Case law is of somewhat limited utility in addressing the issue of the appropriate amount of bail "because appellate decisions on bail matters are often brief and avoid extended discussions, and because the 'cases are so individualized that generalization from results reached in others is difficult.'" Ramirez-Hernandez, 642 S.W.3d at 921 (quoting Ex parte Beard, 92 S.W.3d 566, 571 (Tex. App.-Austin 2002, pet. ref'd)). However, a review of other cases may still be instructive. See Ex parte Youngker, No. 12-22-00298-CR, 2023 WL 2298758, at *5 (Tex. App.-Tyler Feb. 28, 2023, no pet.) (mem. op., not designated for publication). While a $1,000,000.00 bond may be substantial, we note that several intermediate appellate courts in Texas have upheld this bail amount for defendants charged with the offenses of murder and capital murder.
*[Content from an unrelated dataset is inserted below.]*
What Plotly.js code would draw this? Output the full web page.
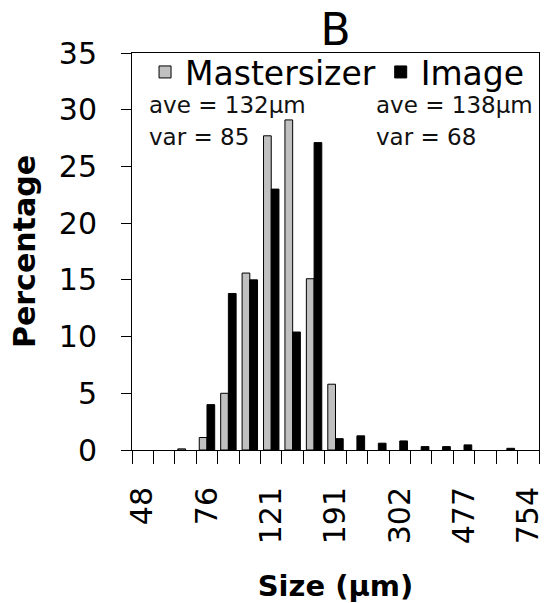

See, e.g., Ex parte Barrera, No. 11-21-00131-CR, 2021 WL 5934626, at *3 (Tex. App.-Eastland Dec. 16, 2021) (mem. op., not designated for publication); Ex parte Moreno, No. 01-20-00312-CR, 2021 WL 4733239, at *13 (Tex. App.-Houston [1st Dist.] Oct. 12, 2021, no pet.) (mem. op., not designated for publication); Ex parte Lucas, No. 06-20-00127-CR, 2021 WL 1181202, at *4 (Tex. App.-Texarkana Mar. 30, 2021, no pet.) (mem. op., not designated for publication); Ex parte Temple, 595 S.W.3d 825, 830-31 (Tex. App.-Houston [14th Dist.] 2019, pet. ref'd); Ex parte Brossett, 524 S.W.3d 273, 277 (Tex. App.-Waco 2016, pet. ref'd) (citing Ex parte Lewis, No. 10-13-00448-CR, 2014 WL 2810629, at *2 (Tex. App.-Waco June 19, 2014, pet. ref'd) (mem. op., not designated for publication)).
After reviewing the record in the light most favorable to the trial court's ruling, and considering the factors set forth in Article 17.15 and Rubac, we conclude that the trial court did not abuse its discretion in denying Appellant's request for pre-trial bond reduction. We overrule Appellant's sole issue.
Disposition
Having overruled Appellant's sole issue, we affirm the trial court's order denying habeas relief.
JUDGMENT
THIS CAUSE came to be heard on the appellate record and briefs filed herein, and the same being considered, it is the opinion of this court that there was no error in the judgment.
It is therefore ORDERED, ADJUDGED, and DECREED that the judgment of the court below be in all things affirmed, and that this decision be certified to the court below for observance.